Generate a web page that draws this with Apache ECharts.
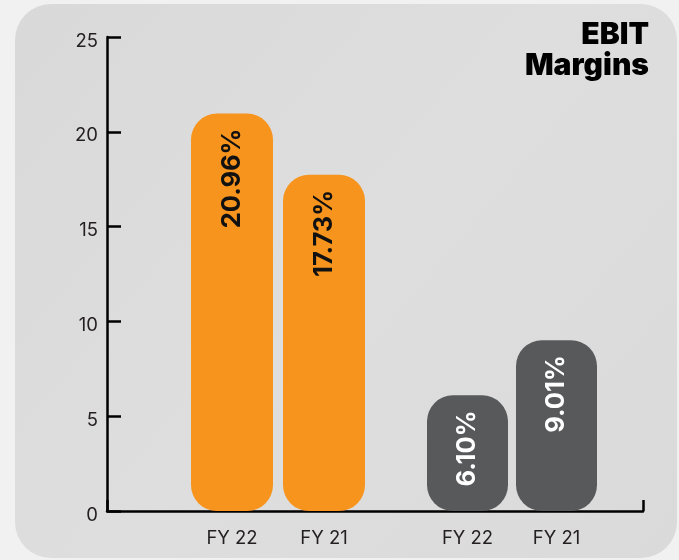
<!DOCTYPE html>
<html>
<head>
<meta charset="utf-8">
<script src="https://cdn.jsdelivr.net/npm/echarts@6/dist/echarts.min.js"></script>
<style>
html,body{margin:0;padding:0;background:#f1f1f1;}
#chart{width:679px;height:560px;}
</style>
</head>
<body>
<div id="chart"></div>
<script>
// ---- data ----
const titleText = 'EBIT\nMargins';
const yTicks = [0, 5, 10, 15, 20, 25];
const groupACategories = ['FY 22', 'FY 21'];
const groupAValues = [20.96, 17.73];
const groupBCategories = ['FY 22', 'FY 21'];
const groupBValues = [6.10, 9.01];

const FONT = 'Inter, "Noto Sans", sans-serif';
const yMin = yTicks[0], yMax = yTicks[yTicks.length - 1], yStep = yTicks[1] - yTicks[0];

const chart = echarts.init(document.getElementById('chart'), null, {renderer: 'canvas'});

function hiddenY() {
  return {type: 'value', min: yMin, max: yMax, interval: yStep, show: false};
}
function catX(gridIndex, cats) {
  return {
    type: 'category', gridIndex: gridIndex, data: cats,
    axisLine: {show: false}, axisTick: {show: false}, splitLine: {show: false},
    axisLabel: {color: '#231f20', fontSize: 18.5, fontFamily: FONT, margin: 18}
  };
}
function barSeries(idx, values, color, labelColor, width) {
  return {
    type: 'bar', xAxisIndex: idx, yAxisIndex: idx, data: values,
    barWidth: width,
    itemStyle: {color: color, borderRadius: 26},
    label: {
      show: true, position: 'insideTop', rotate: 90, distance: 15,
      align: 'right', verticalAlign: 'middle',
      color: labelColor, fontSize: 25.5, fontWeight: 'bold', fontFamily: FONT,
      formatter: p => p.value.toFixed(2) + '%'
    },
    z: 3
  };
}

const option = {
  backgroundColor: '#f1f1f1',
  animation: false,
  graphic: {
    elements: [{
      type: 'rect', z: -100, silent: true,
      shape: {x: 15, y: 4, width: 662, height: 554, r: 36},
      style: {
        fill: new echarts.graphic.LinearGradient(0, 0, 1, 1, [
          {offset: 0, color: '#d9d9d9'},
          {offset: 0.5, color: '#dedede'},
          {offset: 1, color: '#dadada'}
        ])
      }
    }, {
      type: 'text', z: 10, silent: true,
      style: {
        text: titleText, x: 649, y: 19, align: 'right',
        font: '900 30px ' + FONT, lineHeight: 31, fill: '#000'
      }
    }]
  },
  grid: [
    {left: 107, right: 36, top: 37, bottom: 49},
    {left: 186, width: 184, top: 37, bottom: 49},
    {left: 423, width: 178, top: 37, bottom: 49}
  ],
  xAxis: [
    {
      type: 'value', gridIndex: 0, min: 0, max: 1, interval: 1,
      axisLine: {show: true, lineStyle: {color: '#000', width: 2.5}},
      axisTick: {show: true, inside: true, length: 11, lineStyle: {color: '#000', width: 2.5}},
      axisLabel: {show: false}, splitLine: {show: false}
    },
    catX(1, groupACategories),
    catX(2, groupBCategories)
  ],
  yAxis: [
    {
      type: 'value', gridIndex: 0, min: yMin, max: yMax, interval: yStep,
      axisLine: {show: true, lineStyle: {color: '#000', width: 2.5}},
      axisTick: {show: true, inside: true, length: 14, lineStyle: {color: '#000', width: 2.5}},
      axisLabel: {color: '#231f20', fontSize: 18.5, fontFamily: FONT, margin: 9, verticalAlign: 'top', lineHeight: 8},
      splitLine: {show: false}
    },
    Object.assign(hiddenY(), {gridIndex: 1}),
    Object.assign(hiddenY(), {gridIndex: 2})
  ],
  series: [
    barSeries(1, groupAValues, '#f7941d', '#111', 82),
    barSeries(2, groupBValues, '#58595b', '#ffffff', 81)
  ]
};
chart.setOption(option);
</script>
</body>
</html>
============
Each line above is to be copied verbatim. Drop any image from the copy.

■ TASK SOLUTION:
Generate a web page that draws this with Apache ECharts.
<!DOCTYPE html>
<html>
<head>
<meta charset="utf-8">
<script src="https://cdn.jsdelivr.net/npm/echarts@6/dist/echarts.min.js"></script>
<style>
html,body{margin:0;padding:0;background:#f1f1f1;}
#chart{width:679px;height:560px;}
</style>
</head>
<body>
<div id="chart"></div>
<script>
// ---- data ----
const titleText = 'EBIT\nMargins';
const yTicks = [0, 5, 10, 15, 20, 25];
const groupACategories = ['FY 22', 'FY 21'];
const groupAValues = [20.96, 17.73];
const groupBCategories = ['FY 22', 'FY 21'];
const groupBValues = [6.10, 9.01];

const FONT = 'Inter, "Noto Sans", sans-serif';
const yMin = yTicks[0], yMax = yTicks[yTicks.length - 1], yStep = yTicks[1] - yTicks[0];

const chart = echarts.init(document.getElementById('chart'), null, {renderer: 'canvas'});

function hiddenY() {
  return {type: 'value', min: yMin, max: yMax, interval: yStep, show: false};
}
function catX(gridIndex, cats) {
  return {
    type: 'category', gridIndex: gridIndex, data: cats,
    axisLine: {show: false}, axisTick: {show: false}, splitLine: {show: false},
    axisLabel: {color: '#231f20', fontSize: 18.5, fontFamily: FONT, margin: 18}
  };
}
function barSeries(idx, values, color, labelColor, width) {
  return {
    type: 'bar', xAxisIndex: idx, yAxisIndex: idx, data: values,
    barWidth: width,
    itemStyle: {color: color, borderRadius: 26},
    label: {
      show: true, position: 'insideTop', rotate: 90, distance: 15,
      align: 'right', verticalAlign: 'middle',
      color: labelColor, fontSize: 25.5, fontWeight: 'bold', fontFamily: FONT,
      formatter: p => p.value.toFixed(2) + '%'
    },
    z: 3
  };
}

const option = {
  backgroundColor: '#f1f1f1',
  animation: false,
  graphic: {
    elements: [{
      type: 'rect', z: -100, silent: true,
      shape: {x: 15, y: 4, width: 662, height: 554, r: 36},
      style: {
        fill: new echarts.graphic.LinearGradient(0, 0, 1, 1, [
          {offset: 0, color: '#d9d9d9'},
          {offset: 0.5, color: '#dedede'},
          {offset: 1, color: '#dadada'}
        ])
      }
    }, {
      type: 'text', z: 10, silent: true,
      style: {
        text: titleText, x: 649, y: 19, align: 'right',
        font: '900 30px ' + FONT, lineHeight: 31, fill: '#000'
      }
    }]
  },
  grid: [
    {left: 107, right: 36, top: 37, bottom: 49},
    {left: 186, width: 184, top: 37, bottom: 49},
    {left: 423, width: 178, top: 37, bottom: 49}
  ],
  xAxis: [
    {
      type: 'value', gridIndex: 0, min: 0, max: 1, interval: 1,
      axisLine: {show: true, lineStyle: {color: '#000', width: 2.5}},
      axisTick: {show: true, inside: true, length: 11, lineStyle: {color: '#000', width: 2.5}},
      axisLabel: {show: false}, splitLine: {show: false}
    },
    catX(1, groupACategories),
    catX(2, groupBCategories)
  ],
  yAxis: [
    {
      type: 'value', gridIndex: 0, min: yMin, max: yMax, interval: yStep,
      axisLine: {show: true, lineStyle: {color: '#000', width: 2.5}},
      axisTick: {show: true, inside: true, length: 14, lineStyle: {color: '#000', width: 2.5}},
      axisLabel: {color: '#231f20', fontSize: 18.5, fontFamily: FONT, margin: 9, verticalAlign: 'top', lineHeight: 8},
      splitLine: {show: false}
    },
    Object.assign(hiddenY(), {gridIndex: 1}),
    Object.assign(hiddenY(), {gridIndex: 2})
  ],
  series: [
    barSeries(1, groupAValues, '#f7941d', '#111', 82),
    barSeries(2, groupBValues, '#58595b', '#ffffff', 81)
  ]
};
chart.setOption(option);
</script>
</body>
</html>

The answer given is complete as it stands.